■ **YOUR INSTRUCTIONS**:
Every line of the records must be repeated exactly; pictures stay out.
** START DATA FOR THIS TASK **
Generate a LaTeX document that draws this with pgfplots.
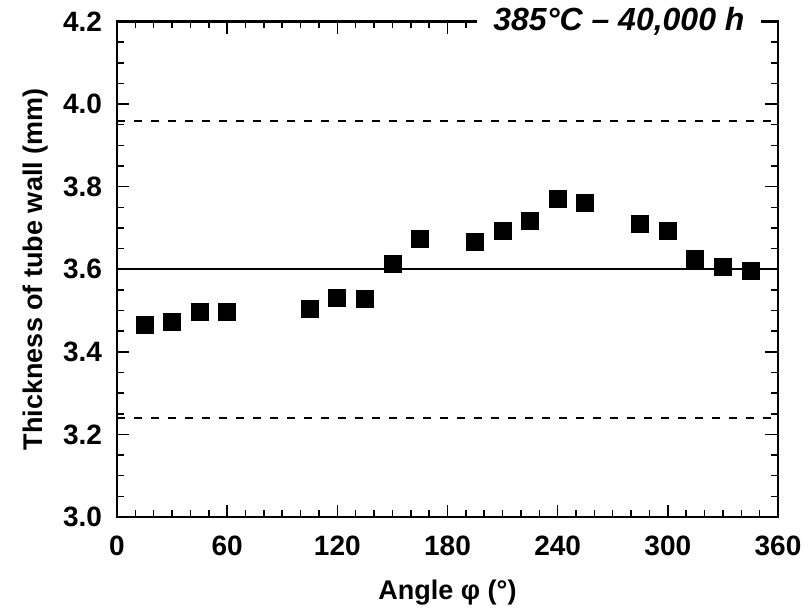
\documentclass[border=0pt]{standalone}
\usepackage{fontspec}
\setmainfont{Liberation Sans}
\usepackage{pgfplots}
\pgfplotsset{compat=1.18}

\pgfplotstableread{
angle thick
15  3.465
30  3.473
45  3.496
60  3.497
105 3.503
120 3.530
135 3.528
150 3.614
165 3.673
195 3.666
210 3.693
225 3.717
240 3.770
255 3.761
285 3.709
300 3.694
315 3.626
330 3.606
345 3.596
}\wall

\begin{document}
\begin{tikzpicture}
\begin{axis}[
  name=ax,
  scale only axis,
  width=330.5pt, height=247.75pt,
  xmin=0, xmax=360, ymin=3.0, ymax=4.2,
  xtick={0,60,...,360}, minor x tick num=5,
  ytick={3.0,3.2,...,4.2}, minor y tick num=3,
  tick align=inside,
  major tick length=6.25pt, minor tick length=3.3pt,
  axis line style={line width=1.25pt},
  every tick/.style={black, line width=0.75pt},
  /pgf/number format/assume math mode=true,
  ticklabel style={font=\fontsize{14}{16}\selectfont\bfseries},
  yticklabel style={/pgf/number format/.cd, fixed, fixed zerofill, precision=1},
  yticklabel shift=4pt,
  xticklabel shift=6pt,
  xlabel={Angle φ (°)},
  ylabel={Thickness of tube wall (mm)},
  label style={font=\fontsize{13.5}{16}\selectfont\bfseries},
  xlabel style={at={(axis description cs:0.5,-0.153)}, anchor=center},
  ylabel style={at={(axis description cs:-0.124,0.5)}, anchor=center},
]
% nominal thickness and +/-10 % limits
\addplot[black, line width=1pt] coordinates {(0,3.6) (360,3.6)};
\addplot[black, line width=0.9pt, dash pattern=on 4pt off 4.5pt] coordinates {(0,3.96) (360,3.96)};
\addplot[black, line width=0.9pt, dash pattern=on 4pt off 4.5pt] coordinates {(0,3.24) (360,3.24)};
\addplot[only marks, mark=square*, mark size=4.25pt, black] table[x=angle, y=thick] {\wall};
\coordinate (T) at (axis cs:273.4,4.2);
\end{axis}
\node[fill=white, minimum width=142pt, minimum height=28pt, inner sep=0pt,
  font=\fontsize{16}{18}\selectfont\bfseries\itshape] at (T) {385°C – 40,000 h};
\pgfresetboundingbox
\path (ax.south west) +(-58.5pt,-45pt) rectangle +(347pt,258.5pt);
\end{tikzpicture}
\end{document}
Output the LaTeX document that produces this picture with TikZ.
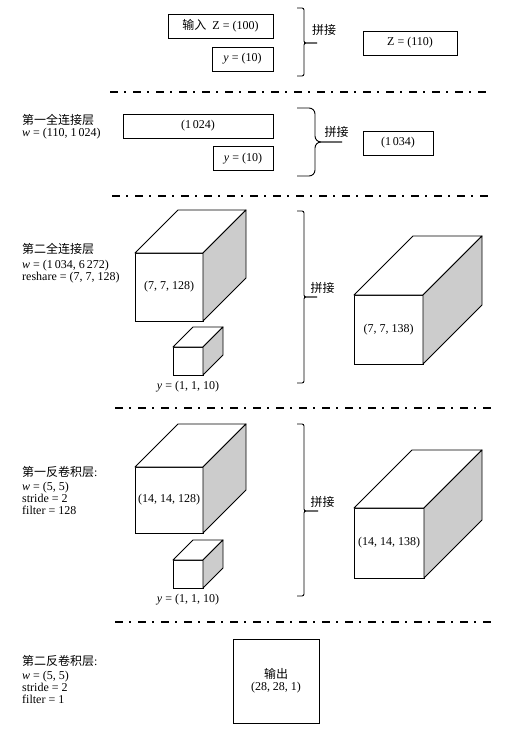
** END DATA FOR THIS TASK **
■ **EXPECTED ANSWER**:
Generate a LaTeX document that draws this with pgfplots.
\documentclass[border=0pt]{standalone}
\usepackage{fontspec}
\setmainfont{Liberation Sans}
\usepackage{pgfplots}
\pgfplotsset{compat=1.18}

\pgfplotstableread{
angle thick
15  3.465
30  3.473
45  3.496
60  3.497
105 3.503
120 3.530
135 3.528
150 3.614
165 3.673
195 3.666
210 3.693
225 3.717
240 3.770
255 3.761
285 3.709
300 3.694
315 3.626
330 3.606
345 3.596
}\wall

\begin{document}
\begin{tikzpicture}
\begin{axis}[
  name=ax,
  scale only axis,
  width=330.5pt, height=247.75pt,
  xmin=0, xmax=360, ymin=3.0, ymax=4.2,
  xtick={0,60,...,360}, minor x tick num=5,
  ytick={3.0,3.2,...,4.2}, minor y tick num=3,
  tick align=inside,
  major tick length=6.25pt, minor tick length=3.3pt,
  axis line style={line width=1.25pt},
  every tick/.style={black, line width=0.75pt},
  /pgf/number format/assume math mode=true,
  ticklabel style={font=\fontsize{14}{16}\selectfont\bfseries},
  yticklabel style={/pgf/number format/.cd, fixed, fixed zerofill, precision=1},
  yticklabel shift=4pt,
  xticklabel shift=6pt,
  xlabel={Angle φ (°)},
  ylabel={Thickness of tube wall (mm)},
  label style={font=\fontsize{13.5}{16}\selectfont\bfseries},
  xlabel style={at={(axis description cs:0.5,-0.153)}, anchor=center},
  ylabel style={at={(axis description cs:-0.124,0.5)}, anchor=center},
]
% nominal thickness and +/-10 % limits
\addplot[black, line width=1pt] coordinates {(0,3.6) (360,3.6)};
\addplot[black, line width=0.9pt, dash pattern=on 4pt off 4.5pt] coordinates {(0,3.96) (360,3.96)};
\addplot[black, line width=0.9pt, dash pattern=on 4pt off 4.5pt] coordinates {(0,3.24) (360,3.24)};
\addplot[only marks, mark=square*, mark size=4.25pt, black] table[x=angle, y=thick] {\wall};
\coordinate (T) at (axis cs:273.4,4.2);
\end{axis}
\node[fill=white, minimum width=142pt, minimum height=28pt, inner sep=0pt,
  font=\fontsize{16}{18}\selectfont\bfseries\itshape] at (T) {385°C – 40,000 h};
\pgfresetboundingbox
\path (ax.south west) +(-58.5pt,-45pt) rectangle +(347pt,258.5pt);
\end{tikzpicture}
\end{document}
Output the LaTeX document that produces this picture with TikZ.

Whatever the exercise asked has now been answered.